Their Minnesota Avenue residence was decimated, but it survived the storm. The Michigan Street property, a quaint structure with a short chain-link fence around its tiny yard, was another story. The storm dumped three feet of sand, two cars and dock wreckage in a pile around the house, while tearing apart its floors and shifting it off its foundation.

On Nov. 17, 2012, David Maxime, an independent insurance adjuster, inspected the home and concluded that it was “unsafe to live in,” according to court documents filed in the U.S. Eastern District Court of New York.

So began a case that garnered national attention this year and recently compelled the Federal Emergency Management Agency to reopen all 144,000 Sandy flood claims to determine precisely how many property owners may have been shortchanged of insurance funds to which they were entitled. On May 18, storm victims should start receiving letters detailing the review process, after which they will have 60 to 90 days to decide whether they want their cases re-evaluated, according to FEMA.
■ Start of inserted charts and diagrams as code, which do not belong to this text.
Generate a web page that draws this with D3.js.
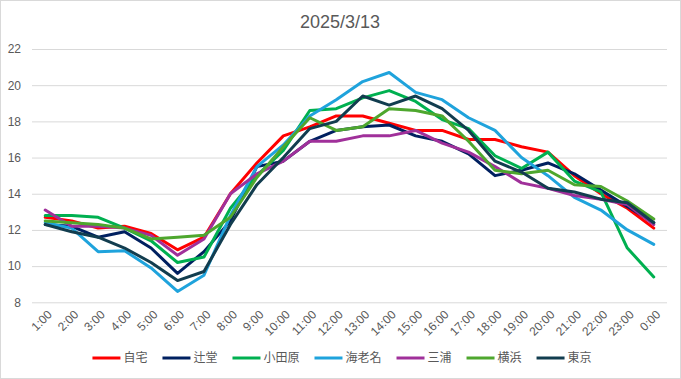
<!DOCTYPE html>
<html>
<head>
<meta charset="utf-8">
<script src="https://cdn.jsdelivr.net/npm/d3@7/dist/d3.min.js"></script>
<style>
  html, body { margin: 0; padding: 0; background: #fff; }
  svg { display: block; }
</style>
</head>
<body>
<svg id="chart" width="681" height="379"></svg>
<script>
const title = "2025/3/13";
const hours = ["1:00","2:00","3:00","4:00","5:00","6:00","7:00","8:00","9:00","10:00","11:00","12:00",
               "13:00","14:00","15:00","16:00","17:00","18:00","19:00","20:00","21:00","22:00","23:00","0:00"];
const yTicks = [8, 10, 12, 14, 16, 18, 20, 22];

const seriesNames = ["自宅", "辻堂", "小田原", "海老名", "三浦", "横浜", "東京"];
const jitaku   = [12.7,12.5,12.1,12.2,11.8,10.9,11.6,14.0,15.7,17.2,17.7,18.3,18.3,17.9,17.5,17.5,17.0,17.0,16.6,16.3,15.0,14.0,13.2,12.1];
const tsujido  = [12.3,12.2,11.6,11.9,11.0,9.6,10.8,12.5,15.5,15.8,16.9,17.5,17.7,17.8,17.2,16.9,16.2,15.0,15.3,15.7,15.1,14.2,13.3,12.4];
const odawara  = [12.8,12.8,12.7,12.1,11.4,10.2,10.5,13.2,15.0,16.4,18.6,18.7,19.3,19.7,19.1,18.1,17.6,16.1,15.4,16.3,14.7,14.1,11.0,9.4];
const ebina    = [12.4,12.1,10.8,10.85,9.9,8.6,9.5,12.8,15.5,16.7,18.3,19.2,20.2,20.7,19.6,19.2,18.2,17.5,16.0,15.0,13.8,13.1,12.0,11.2];
const miura    = [13.1,12.2,12.2,12.1,11.7,10.6,11.5,14.0,15.1,15.8,16.9,16.9,17.2,17.2,17.5,16.8,16.3,15.5,14.6,14.3,13.9,13.7,13.4,12.3];
const yokohama = [12.5,12.4,12.3,12.1,11.5,11.6,11.7,12.7,14.9,16.6,18.2,17.5,17.7,18.7,18.6,18.3,16.9,15.3,15.1,15.3,14.5,14.4,13.6,12.6];
const tokyo    = [12.3,11.9,11.6,11.0,10.2,9.2,9.7,12.3,14.5,16.0,17.6,18.0,19.4,18.9,19.4,18.7,17.5,15.8,15.2,14.3,14.1,13.7,13.5,12.4];

const seriesValues = [jitaku, tsujido, odawara, ebina, miura, yokohama, tokyo];
const colors = ["#ff0000", "#002060", "#00b050", "#1fa3dc", "#a0309a", "#4ea72e", "#123d4f"];

const W = 681, H = 379;
const svg = d3.select("#chart");
const textColor = "#595959";
const gridColor = "#d9d9d9";

// border
svg.append("rect").attr("x", 0.5).attr("y", 0.5).attr("width", W - 1).attr("height", H - 1)
  .attr("fill", "#fff").attr("stroke", gridColor);

const plot = { left: 32, right: 667, top: 49, bottom: 302.3 };

const x = d3.scalePoint().domain(hours).range([plot.left, plot.right]).padding(0.5);
const y = d3.scaleLinear().domain([8, 22]).range([plot.bottom, plot.top]);

// title
svg.append("text").attr("x", 340).attr("y", 28).attr("text-anchor", "middle")
  .attr("font-family", "Liberation Sans, Arial, sans-serif").attr("font-size", 18)
  .attr("fill", textColor).text(title);

// gridlines + y labels
const yAxis = d3.axisLeft(y).tickValues(yTicks).tickSize(-(plot.right - plot.left)).tickPadding(11);
const gy = svg.append("g").attr("transform", `translate(${plot.left},0)`).call(yAxis);
gy.select(".domain").remove();
gy.selectAll(".tick line").attr("stroke", gridColor).attr("stroke-width", 1);
gy.selectAll(".tick text").attr("fill", textColor).attr("font-size", 12)
  .attr("font-family", "Liberation Sans, Arial, sans-serif");

// x labels
const xAxis = d3.axisBottom(x).tickSize(0).tickPadding(0);
const gx = svg.append("g").attr("transform", `translate(0,${plot.bottom})`).call(xAxis);
gx.select(".domain").remove();
gx.selectAll(".tick text")
  .attr("fill", textColor).attr("font-size", 12)
  .attr("font-family", "Liberation Sans, Arial, sans-serif")
  .attr("text-anchor", "end")
  .attr("dy", "0.35em")
  .attr("transform", "translate(4,10) rotate(-45)")
  .attr("y", 0).attr("x", 0);

// lines
const line = d3.line().x((d, i) => x(hours[i])).y(d => y(d));
seriesValues.forEach((vals, k) => {
  svg.append("path").datum(vals).attr("d", line)
    .attr("fill", "none").attr("stroke", colors[k]).attr("stroke-width", 3)
    .attr("stroke-linejoin", "round").attr("stroke-linecap", "round");
});

// legend
const legendY = 358;
const lg = svg.append("g");
let cx = 0;
const items = [];
seriesNames.forEach((name, k) => {
  const g = lg.append("g").attr("transform", `translate(${cx},0)`);
  g.append("line").attr("x1", 0).attr("x2", 28).attr("y1", legendY).attr("y2", legendY)
    .attr("stroke", colors[k]).attr("stroke-width", 3);
  const t = g.append("text").attr("x", 31).attr("y", legendY).attr("dy", "0.35em")
    .attr("font-family", "Noto Sans CJK JP, sans-serif").attr("font-size", 12)
    .attr("fill", textColor).text(name);
  const w = t.node().getComputedTextLength();
  cx += 31 + w + 15;
});
const totalW = cx - 15;
lg.attr("transform", `translate(${(104 + 580) / 2 - totalW / 2},0)`);
</script>
</body>
</html>
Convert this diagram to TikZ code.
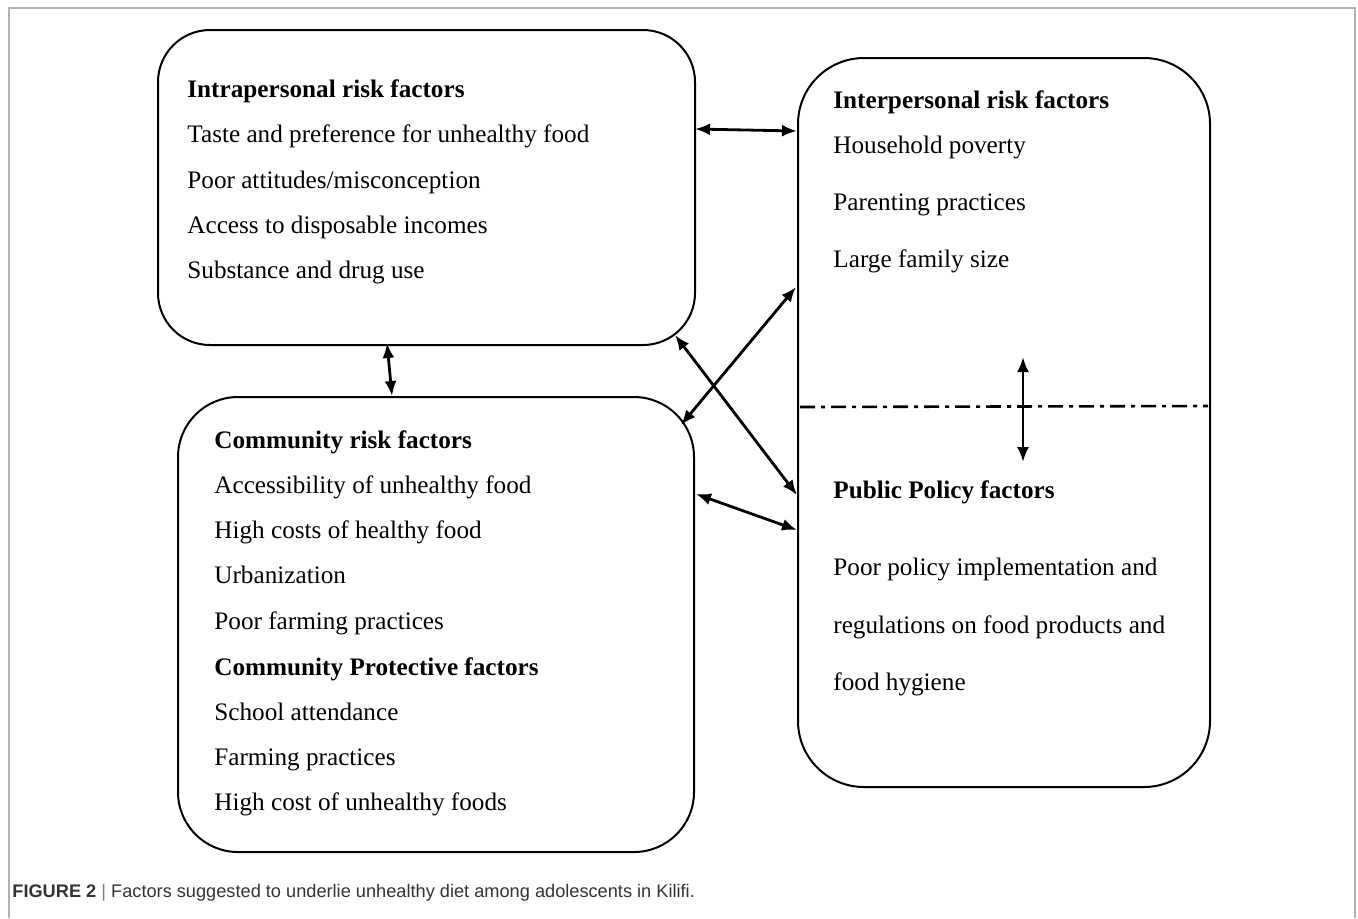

Once property owners "opt in" to the program, their cases will be reviewed within 90 days, FEMA has said. They will have 14 days to submit new evidence that their settlements were low-balled.

What happened?
Wright National Flood Insurance Company, Kaible and Raimey’s flood carrier, retained U.S. Forensic, a national engineering firm, to inspect severely damaged homes such as theirs, court documents state. U.S. Forensic sent George Hernemar, a licensed engineer from Sweden, to examine the house.     
      
“Repair of the building is not economically viable,” Hernemar concluded in his initial report.